→ **Objective**
Beginning with the line that contains "What Bokeh code", retype the entries below exactly, ending with the line that contains "import numpy as np". Leave out any pictures.

→ **Stored rows**
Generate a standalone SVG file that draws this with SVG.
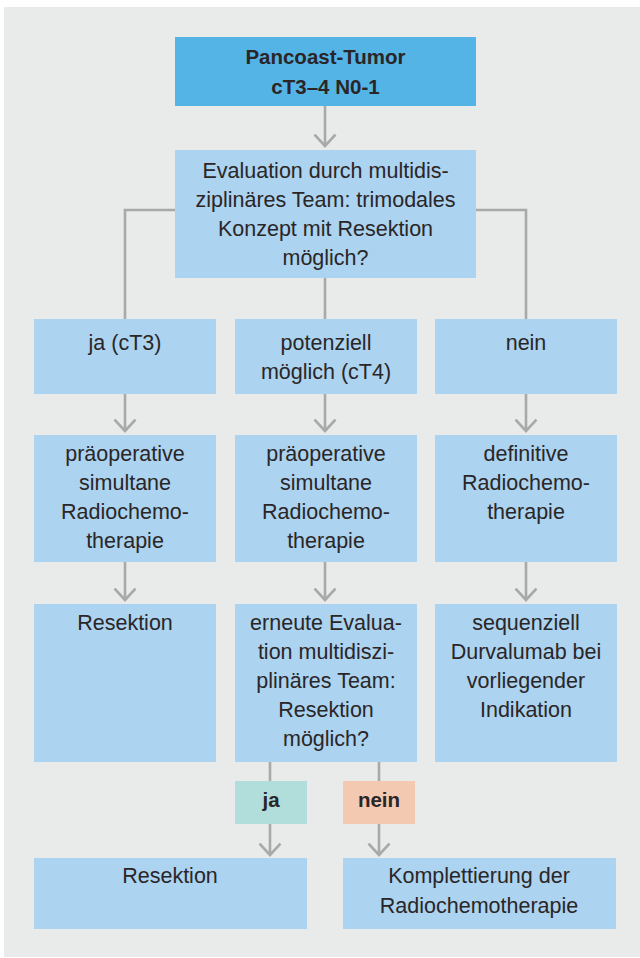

==

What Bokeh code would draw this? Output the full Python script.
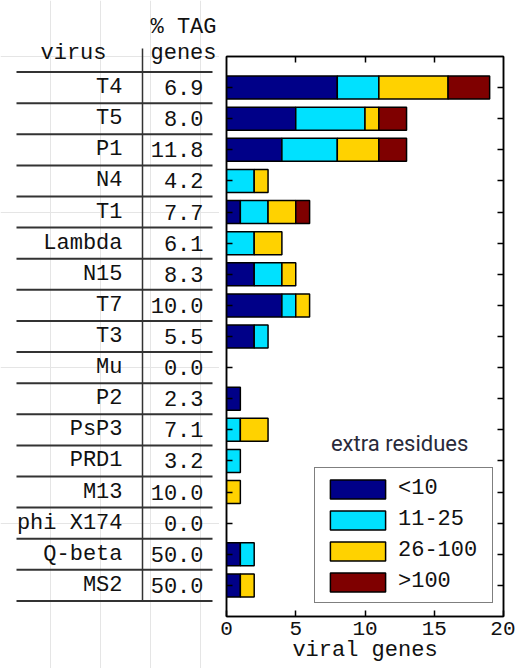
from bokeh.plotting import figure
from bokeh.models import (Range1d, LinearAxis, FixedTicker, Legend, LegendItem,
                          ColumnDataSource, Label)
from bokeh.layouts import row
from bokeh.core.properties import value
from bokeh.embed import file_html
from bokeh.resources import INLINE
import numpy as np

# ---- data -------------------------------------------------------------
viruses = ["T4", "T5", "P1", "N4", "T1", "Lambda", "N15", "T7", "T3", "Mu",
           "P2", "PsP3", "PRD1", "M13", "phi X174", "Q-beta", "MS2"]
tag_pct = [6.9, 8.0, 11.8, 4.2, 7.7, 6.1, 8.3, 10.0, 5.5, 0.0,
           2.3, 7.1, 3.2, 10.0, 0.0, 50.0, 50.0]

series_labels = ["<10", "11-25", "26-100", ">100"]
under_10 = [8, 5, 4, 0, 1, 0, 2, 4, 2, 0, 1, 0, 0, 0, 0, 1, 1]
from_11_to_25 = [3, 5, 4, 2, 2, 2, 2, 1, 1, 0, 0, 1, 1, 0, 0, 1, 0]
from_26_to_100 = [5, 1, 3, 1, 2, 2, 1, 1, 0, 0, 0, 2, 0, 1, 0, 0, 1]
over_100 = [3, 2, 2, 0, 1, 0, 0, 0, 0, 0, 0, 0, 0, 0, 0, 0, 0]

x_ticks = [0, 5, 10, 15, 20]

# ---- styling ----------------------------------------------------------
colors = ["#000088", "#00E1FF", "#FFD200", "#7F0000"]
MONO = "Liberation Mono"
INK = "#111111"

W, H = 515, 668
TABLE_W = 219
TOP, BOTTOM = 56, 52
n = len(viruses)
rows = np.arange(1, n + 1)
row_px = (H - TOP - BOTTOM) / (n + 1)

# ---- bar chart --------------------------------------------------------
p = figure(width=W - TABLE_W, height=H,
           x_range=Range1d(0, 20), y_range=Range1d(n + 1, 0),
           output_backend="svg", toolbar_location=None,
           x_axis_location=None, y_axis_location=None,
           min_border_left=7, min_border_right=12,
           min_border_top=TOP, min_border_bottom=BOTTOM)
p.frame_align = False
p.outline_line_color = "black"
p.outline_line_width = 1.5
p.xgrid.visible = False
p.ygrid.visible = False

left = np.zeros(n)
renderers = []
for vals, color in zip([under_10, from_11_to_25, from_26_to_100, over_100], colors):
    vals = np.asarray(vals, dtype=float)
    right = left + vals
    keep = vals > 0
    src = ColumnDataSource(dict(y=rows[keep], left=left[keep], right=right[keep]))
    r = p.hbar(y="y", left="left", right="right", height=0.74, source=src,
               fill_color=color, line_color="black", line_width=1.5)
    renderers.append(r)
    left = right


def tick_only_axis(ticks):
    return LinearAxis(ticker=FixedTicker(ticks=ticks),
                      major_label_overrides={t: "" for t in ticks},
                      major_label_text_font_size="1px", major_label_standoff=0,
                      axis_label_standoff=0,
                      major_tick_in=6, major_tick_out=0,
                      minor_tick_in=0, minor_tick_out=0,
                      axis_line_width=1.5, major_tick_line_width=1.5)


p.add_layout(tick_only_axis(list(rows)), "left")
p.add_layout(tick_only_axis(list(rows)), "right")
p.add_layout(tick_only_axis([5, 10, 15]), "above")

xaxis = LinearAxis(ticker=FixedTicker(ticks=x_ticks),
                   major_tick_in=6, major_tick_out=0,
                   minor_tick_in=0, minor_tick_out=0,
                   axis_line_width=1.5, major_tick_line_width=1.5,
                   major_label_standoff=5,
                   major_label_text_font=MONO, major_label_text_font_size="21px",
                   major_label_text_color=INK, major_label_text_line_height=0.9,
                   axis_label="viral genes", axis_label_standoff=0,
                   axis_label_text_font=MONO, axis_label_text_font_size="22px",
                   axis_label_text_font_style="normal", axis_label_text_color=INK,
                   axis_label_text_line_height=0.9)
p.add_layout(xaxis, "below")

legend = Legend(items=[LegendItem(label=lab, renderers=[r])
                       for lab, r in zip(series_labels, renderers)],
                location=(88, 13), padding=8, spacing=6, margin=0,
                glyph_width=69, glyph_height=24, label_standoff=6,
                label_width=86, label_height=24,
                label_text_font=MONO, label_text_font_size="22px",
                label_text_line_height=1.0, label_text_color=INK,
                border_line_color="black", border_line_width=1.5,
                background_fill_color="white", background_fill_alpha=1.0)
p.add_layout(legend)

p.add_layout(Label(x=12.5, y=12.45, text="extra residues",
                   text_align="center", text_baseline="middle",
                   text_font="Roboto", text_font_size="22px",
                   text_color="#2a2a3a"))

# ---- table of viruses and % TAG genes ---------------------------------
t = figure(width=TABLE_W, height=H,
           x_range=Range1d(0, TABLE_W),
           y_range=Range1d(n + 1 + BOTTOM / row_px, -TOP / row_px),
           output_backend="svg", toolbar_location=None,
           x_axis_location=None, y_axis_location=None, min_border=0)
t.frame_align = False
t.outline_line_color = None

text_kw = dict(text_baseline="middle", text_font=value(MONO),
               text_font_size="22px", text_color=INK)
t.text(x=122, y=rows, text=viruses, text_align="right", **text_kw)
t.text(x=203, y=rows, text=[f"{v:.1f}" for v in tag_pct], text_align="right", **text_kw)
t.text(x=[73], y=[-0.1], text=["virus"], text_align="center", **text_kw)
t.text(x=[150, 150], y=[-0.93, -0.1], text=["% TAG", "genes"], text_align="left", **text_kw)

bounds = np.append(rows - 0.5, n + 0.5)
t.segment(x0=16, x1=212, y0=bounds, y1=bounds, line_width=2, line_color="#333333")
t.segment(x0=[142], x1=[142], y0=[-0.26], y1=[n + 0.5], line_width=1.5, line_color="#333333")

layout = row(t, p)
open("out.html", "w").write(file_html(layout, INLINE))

→ **Reply**
What Bokeh code would draw this? Output the full Python script.
from bokeh.plotting import figure
from bokeh.models import (Range1d, LinearAxis, FixedTicker, Legend, LegendItem,
                          ColumnDataSource, Label)
from bokeh.layouts import row
from bokeh.core.properties import value
from bokeh.embed import file_html
from bokeh.resources import INLINE
import numpy as np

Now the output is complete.